As a trademark owner, it is your responsibility to monitor use of your mark, or confusingly similar marks, and police any infringing activity. Trademark infringement can have a drastic effect on the value of your mark and the goodwill of your business.

Patent

A patent is an exclusive ownership right in an invention granted by the United States Patent and Trademark Office. A patent grants the patent holder the right to exclude others from making, selling, using or importing the invention without authorization of the patent holder.

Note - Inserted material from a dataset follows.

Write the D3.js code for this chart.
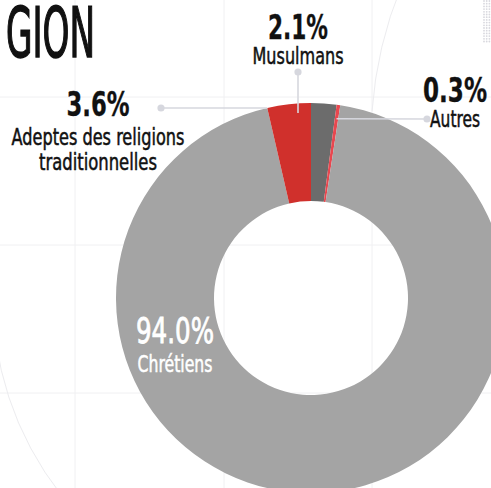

In order to receive approval by the USPTO, an invention must be new, useful and non-obvious, and must describe a process, machine, manufacture or composition of matter. Patents are not granted for mere ideas, but rather for the execution of the idea. Well known patents include the light bulb, electric motor, and, believe it or not, sliced bread.

The term of a patent is 20 years from the application date. With the adoption of the America Invents Act in 2011, the United States switched to a “first inventor to file” system, meaning the right to a patent is granted to the first person to file an application with the USPTO. Inventors that fail to file a patent application within one year of disclosing the invention to the public risk losing the rights to their invention.

Therefore, inventors of a patentable process or machine are encouraged to file for a patent prior to public release of the invention or any machines or processes that incorporate the invention.

As a patent, by definition, indicates registration with a governing body, common law patent rights do not exist. To protect your invention, you must register for a patent with the USPTO. Contact a patent attorney for assistance with the process.